## Task description
From the material below, list every line containing "this".

## Task input
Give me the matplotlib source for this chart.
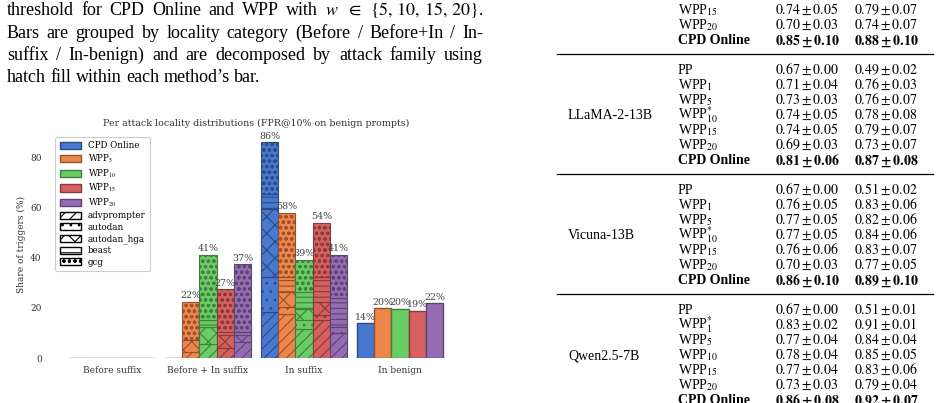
--
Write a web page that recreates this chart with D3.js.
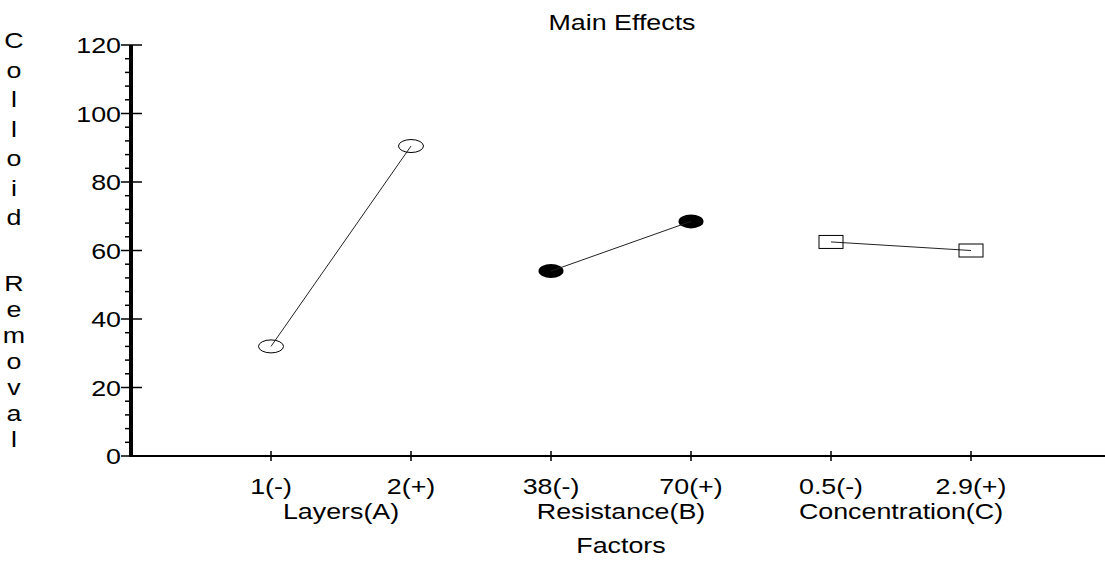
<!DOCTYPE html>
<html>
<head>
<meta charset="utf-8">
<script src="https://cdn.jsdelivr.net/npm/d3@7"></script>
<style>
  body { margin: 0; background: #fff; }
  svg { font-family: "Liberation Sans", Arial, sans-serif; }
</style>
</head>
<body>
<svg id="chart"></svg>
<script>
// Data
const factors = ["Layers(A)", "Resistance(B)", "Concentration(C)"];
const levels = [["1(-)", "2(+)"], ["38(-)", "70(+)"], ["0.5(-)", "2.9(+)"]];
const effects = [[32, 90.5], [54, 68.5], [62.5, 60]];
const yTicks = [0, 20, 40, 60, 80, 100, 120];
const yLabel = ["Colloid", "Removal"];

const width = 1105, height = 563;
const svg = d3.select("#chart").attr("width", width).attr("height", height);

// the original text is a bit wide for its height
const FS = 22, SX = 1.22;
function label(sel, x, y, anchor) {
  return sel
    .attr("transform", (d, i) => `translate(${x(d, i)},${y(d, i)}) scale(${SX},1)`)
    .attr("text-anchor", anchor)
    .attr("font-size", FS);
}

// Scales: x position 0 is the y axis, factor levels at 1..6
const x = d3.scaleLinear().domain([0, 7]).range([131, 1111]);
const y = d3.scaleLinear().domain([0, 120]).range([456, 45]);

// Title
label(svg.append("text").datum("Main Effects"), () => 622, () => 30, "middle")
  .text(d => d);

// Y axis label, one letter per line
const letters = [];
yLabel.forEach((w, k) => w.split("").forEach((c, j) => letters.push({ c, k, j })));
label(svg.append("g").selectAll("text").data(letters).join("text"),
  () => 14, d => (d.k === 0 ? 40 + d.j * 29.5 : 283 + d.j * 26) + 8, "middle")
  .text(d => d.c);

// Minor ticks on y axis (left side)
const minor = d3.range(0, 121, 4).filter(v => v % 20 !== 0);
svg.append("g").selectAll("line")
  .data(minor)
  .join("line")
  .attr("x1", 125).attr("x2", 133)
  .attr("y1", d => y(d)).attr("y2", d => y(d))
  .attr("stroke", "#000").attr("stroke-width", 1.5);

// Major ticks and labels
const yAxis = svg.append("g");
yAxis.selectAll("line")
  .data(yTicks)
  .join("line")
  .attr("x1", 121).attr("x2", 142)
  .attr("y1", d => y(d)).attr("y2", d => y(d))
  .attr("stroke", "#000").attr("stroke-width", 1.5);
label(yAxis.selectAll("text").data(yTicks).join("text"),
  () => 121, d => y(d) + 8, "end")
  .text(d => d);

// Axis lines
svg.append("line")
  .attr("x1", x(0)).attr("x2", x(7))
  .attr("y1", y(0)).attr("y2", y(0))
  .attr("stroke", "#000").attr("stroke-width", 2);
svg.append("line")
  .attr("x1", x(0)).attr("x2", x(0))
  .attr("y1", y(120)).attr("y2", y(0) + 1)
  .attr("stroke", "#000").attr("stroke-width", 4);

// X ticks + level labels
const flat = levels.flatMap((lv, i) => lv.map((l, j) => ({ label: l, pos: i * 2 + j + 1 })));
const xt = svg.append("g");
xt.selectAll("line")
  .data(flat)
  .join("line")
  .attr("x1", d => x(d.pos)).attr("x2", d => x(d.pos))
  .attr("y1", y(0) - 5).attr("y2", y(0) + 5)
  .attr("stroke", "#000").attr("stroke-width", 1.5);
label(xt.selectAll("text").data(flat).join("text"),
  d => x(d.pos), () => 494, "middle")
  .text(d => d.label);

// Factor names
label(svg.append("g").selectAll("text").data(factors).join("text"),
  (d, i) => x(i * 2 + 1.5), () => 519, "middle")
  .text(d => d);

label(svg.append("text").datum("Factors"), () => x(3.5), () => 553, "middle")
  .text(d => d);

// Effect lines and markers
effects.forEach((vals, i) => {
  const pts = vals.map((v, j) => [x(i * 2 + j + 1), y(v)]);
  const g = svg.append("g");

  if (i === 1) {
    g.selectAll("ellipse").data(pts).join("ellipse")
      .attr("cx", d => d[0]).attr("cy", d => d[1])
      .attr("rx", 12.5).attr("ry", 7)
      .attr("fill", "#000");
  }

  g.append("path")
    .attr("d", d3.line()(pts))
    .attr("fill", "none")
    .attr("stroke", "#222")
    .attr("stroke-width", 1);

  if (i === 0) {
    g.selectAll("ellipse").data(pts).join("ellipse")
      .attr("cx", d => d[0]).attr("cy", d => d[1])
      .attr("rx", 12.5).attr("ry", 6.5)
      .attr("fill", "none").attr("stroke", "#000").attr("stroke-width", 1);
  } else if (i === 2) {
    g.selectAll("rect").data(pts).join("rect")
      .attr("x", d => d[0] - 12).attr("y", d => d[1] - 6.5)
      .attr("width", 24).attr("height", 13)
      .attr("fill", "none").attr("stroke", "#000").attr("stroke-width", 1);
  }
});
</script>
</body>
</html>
---
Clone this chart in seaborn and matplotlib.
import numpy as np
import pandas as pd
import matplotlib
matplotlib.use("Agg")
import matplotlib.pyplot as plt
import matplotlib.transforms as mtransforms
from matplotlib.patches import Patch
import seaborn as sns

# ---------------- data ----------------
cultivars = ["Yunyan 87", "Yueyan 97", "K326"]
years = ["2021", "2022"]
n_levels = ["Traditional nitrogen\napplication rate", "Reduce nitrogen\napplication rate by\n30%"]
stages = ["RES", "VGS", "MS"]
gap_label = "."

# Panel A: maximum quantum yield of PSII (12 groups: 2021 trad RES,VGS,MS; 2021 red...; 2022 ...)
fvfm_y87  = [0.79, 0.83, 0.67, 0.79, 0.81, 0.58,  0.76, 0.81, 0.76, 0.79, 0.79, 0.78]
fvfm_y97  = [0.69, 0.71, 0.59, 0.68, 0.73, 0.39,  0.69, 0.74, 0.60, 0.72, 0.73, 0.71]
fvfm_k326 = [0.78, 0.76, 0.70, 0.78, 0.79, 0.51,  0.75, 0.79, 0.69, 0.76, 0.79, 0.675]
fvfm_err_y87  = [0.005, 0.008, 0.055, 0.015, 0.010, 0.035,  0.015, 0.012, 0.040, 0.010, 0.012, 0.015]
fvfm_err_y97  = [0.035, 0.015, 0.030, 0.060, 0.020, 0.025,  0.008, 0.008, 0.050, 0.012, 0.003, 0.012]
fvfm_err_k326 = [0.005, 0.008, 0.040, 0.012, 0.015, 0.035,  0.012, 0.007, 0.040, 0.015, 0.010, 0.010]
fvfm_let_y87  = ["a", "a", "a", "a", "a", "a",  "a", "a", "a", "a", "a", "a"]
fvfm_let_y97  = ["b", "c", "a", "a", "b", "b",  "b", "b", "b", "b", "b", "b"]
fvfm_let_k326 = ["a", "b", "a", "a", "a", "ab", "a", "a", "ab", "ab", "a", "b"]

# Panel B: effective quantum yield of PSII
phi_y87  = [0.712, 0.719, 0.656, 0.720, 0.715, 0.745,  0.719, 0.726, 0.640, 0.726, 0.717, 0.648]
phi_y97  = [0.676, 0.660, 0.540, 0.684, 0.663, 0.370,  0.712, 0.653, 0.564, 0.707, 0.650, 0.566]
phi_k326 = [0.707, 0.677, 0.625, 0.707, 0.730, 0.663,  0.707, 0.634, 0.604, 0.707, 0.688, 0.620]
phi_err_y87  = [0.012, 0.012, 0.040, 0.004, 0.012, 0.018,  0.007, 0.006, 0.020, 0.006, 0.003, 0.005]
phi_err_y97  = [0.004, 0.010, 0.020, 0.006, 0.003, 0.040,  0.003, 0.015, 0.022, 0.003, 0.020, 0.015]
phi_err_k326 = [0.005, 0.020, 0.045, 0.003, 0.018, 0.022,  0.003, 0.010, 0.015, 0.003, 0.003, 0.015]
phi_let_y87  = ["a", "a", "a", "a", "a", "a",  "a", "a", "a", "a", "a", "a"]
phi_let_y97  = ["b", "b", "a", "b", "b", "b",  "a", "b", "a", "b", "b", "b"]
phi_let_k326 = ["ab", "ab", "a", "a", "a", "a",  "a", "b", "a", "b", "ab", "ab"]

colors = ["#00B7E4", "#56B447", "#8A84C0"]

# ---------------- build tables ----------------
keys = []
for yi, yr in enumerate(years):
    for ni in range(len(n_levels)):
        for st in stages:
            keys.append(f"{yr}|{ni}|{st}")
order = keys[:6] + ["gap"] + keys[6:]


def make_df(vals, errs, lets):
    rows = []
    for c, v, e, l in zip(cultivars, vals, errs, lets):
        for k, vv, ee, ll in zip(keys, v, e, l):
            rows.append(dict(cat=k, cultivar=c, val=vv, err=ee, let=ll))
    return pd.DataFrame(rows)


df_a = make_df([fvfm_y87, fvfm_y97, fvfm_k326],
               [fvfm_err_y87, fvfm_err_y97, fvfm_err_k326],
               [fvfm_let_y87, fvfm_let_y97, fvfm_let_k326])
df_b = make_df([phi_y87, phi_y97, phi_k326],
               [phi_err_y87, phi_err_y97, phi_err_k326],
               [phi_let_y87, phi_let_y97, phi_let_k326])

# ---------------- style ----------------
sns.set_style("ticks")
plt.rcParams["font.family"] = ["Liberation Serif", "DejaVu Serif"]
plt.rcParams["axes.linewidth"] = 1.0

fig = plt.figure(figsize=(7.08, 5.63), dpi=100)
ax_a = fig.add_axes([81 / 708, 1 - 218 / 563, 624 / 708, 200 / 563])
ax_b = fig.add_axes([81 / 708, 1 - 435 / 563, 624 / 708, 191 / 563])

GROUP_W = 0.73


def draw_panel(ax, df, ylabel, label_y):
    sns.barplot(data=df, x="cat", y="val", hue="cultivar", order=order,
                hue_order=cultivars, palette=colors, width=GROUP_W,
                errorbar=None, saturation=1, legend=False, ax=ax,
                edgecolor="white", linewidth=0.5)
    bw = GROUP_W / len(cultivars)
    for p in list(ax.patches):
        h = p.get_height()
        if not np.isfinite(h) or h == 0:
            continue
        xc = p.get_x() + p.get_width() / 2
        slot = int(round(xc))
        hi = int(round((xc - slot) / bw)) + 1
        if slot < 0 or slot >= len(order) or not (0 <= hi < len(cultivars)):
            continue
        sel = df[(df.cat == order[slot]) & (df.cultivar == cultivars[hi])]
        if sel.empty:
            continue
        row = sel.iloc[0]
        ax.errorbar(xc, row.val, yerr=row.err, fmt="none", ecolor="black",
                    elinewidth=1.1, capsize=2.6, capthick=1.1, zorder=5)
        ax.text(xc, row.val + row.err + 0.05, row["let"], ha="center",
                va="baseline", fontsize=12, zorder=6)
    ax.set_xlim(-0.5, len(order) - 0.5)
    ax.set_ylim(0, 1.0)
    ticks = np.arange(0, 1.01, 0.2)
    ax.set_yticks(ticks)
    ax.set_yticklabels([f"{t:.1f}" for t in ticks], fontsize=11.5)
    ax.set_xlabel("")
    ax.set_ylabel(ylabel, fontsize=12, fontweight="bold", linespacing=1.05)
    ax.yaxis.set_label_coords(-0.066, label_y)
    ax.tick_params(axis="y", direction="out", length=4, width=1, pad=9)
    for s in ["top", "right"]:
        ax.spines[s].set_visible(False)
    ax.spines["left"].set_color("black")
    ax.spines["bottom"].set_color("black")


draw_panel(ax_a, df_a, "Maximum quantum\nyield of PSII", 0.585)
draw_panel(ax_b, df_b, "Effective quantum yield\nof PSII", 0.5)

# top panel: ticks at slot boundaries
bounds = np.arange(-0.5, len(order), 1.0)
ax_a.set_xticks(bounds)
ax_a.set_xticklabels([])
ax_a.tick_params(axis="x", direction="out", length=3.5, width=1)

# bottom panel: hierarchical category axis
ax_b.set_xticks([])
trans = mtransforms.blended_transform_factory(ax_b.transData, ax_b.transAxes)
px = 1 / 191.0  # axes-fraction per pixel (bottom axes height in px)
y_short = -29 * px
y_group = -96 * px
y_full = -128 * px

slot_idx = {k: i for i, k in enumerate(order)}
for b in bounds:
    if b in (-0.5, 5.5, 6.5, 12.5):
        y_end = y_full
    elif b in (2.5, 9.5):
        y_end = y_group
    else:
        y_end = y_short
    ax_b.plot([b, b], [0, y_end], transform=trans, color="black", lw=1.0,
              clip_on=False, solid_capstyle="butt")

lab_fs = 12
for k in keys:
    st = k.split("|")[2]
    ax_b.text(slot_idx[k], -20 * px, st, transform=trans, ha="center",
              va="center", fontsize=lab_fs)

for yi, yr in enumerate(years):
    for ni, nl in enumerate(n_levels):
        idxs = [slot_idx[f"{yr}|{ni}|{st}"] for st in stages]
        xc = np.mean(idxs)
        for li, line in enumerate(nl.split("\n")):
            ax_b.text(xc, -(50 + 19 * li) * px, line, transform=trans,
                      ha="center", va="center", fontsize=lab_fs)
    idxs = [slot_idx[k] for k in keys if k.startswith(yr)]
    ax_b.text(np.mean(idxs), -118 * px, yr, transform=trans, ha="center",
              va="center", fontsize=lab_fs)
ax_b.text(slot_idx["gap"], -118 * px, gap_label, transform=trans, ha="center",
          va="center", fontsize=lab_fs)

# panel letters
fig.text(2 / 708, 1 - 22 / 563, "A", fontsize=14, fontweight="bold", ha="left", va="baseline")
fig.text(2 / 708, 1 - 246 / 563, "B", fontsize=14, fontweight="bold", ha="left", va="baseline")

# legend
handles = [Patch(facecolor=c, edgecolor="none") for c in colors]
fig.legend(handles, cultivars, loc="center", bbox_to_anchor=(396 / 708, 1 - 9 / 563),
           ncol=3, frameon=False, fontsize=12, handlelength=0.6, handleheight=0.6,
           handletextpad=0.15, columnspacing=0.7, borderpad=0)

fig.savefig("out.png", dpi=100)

## Written answer
Give me the matplotlib source for this chart.
Write a web page that recreates this chart with D3.js.
Clone this chart in seaborn and matplotlib.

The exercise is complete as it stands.